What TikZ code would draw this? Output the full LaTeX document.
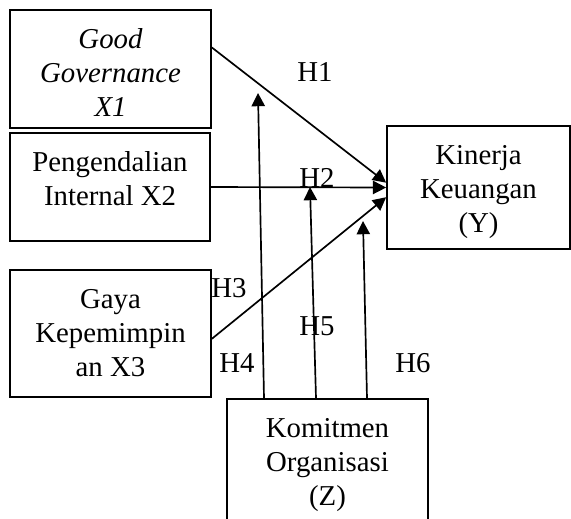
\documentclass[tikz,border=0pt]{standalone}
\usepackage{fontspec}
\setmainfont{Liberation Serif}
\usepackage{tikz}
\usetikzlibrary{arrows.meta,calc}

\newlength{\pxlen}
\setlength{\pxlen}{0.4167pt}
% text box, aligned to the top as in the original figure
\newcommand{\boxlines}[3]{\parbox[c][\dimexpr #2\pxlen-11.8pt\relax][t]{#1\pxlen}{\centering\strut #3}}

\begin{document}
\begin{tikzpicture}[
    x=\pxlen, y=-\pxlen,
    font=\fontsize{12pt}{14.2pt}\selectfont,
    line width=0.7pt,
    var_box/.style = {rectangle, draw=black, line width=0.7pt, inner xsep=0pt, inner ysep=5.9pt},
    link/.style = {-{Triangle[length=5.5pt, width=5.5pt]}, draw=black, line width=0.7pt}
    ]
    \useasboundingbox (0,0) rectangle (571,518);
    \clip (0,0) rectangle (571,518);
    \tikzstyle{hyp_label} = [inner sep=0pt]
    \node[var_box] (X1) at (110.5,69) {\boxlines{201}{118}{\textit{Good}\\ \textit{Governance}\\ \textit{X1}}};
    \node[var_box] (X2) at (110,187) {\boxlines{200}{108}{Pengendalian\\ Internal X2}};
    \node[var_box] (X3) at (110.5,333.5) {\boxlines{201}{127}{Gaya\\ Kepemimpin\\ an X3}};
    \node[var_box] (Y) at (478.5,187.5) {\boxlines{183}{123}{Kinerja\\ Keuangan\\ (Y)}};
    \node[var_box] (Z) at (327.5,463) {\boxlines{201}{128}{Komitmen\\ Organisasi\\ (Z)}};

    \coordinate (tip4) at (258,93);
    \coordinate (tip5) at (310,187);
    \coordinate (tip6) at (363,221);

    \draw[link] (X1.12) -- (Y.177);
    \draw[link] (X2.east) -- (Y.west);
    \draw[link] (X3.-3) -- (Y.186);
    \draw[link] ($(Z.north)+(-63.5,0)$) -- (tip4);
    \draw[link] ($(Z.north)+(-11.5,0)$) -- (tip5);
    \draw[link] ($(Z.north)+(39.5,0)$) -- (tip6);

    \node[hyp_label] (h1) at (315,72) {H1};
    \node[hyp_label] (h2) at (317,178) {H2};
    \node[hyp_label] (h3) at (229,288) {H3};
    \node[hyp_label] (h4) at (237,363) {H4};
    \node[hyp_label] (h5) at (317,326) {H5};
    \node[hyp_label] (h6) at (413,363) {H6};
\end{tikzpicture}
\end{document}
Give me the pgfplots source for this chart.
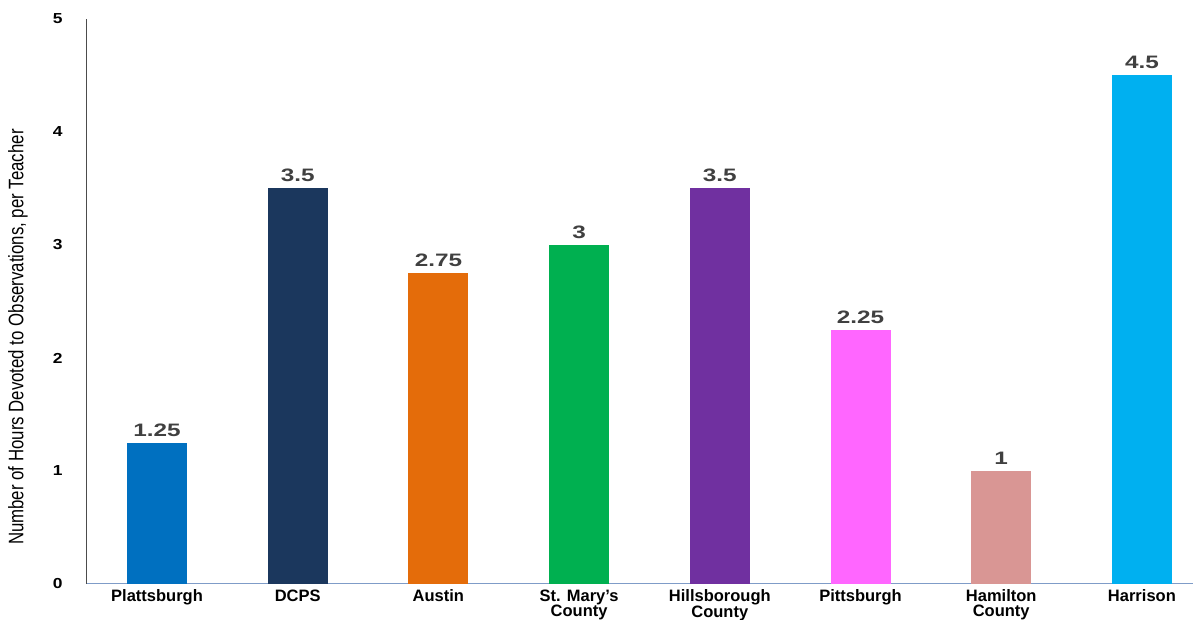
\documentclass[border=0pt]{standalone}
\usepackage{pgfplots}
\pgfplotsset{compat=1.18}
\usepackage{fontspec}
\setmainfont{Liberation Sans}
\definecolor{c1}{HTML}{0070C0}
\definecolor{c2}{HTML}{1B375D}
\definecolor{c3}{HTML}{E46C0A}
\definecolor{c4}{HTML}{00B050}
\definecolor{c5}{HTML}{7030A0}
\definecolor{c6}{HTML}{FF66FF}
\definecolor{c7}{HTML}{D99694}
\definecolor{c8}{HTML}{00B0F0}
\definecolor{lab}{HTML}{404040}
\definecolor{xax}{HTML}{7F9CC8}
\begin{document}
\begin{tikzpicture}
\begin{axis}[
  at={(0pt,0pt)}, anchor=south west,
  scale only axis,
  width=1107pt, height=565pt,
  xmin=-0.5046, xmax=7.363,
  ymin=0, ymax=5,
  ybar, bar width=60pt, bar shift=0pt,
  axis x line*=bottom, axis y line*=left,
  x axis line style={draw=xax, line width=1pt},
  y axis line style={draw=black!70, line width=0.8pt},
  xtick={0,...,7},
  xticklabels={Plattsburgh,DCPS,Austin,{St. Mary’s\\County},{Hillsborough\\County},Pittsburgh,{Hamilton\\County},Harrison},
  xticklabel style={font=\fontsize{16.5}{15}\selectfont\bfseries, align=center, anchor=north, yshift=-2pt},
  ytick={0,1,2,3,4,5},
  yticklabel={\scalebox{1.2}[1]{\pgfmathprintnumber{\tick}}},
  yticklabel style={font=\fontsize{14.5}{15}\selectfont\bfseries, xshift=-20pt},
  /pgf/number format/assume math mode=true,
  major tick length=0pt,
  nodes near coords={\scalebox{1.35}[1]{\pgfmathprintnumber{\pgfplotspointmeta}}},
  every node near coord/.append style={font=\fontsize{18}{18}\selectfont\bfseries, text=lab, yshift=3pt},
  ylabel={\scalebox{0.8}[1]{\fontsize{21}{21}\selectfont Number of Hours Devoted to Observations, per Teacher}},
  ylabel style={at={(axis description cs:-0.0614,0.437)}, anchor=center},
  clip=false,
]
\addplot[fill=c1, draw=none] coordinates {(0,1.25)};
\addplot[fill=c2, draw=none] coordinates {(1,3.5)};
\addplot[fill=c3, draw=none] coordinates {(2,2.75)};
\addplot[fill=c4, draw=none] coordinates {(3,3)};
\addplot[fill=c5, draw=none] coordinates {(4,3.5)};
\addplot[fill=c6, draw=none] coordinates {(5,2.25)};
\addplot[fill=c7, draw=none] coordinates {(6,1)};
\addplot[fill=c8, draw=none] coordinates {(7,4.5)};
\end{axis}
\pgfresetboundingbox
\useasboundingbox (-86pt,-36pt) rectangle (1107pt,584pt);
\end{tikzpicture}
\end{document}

____________________

> **Goal of the exercise**: In the data above, count the lines where the word "this" appears; reply with the number only.

> **Response to the task**: 2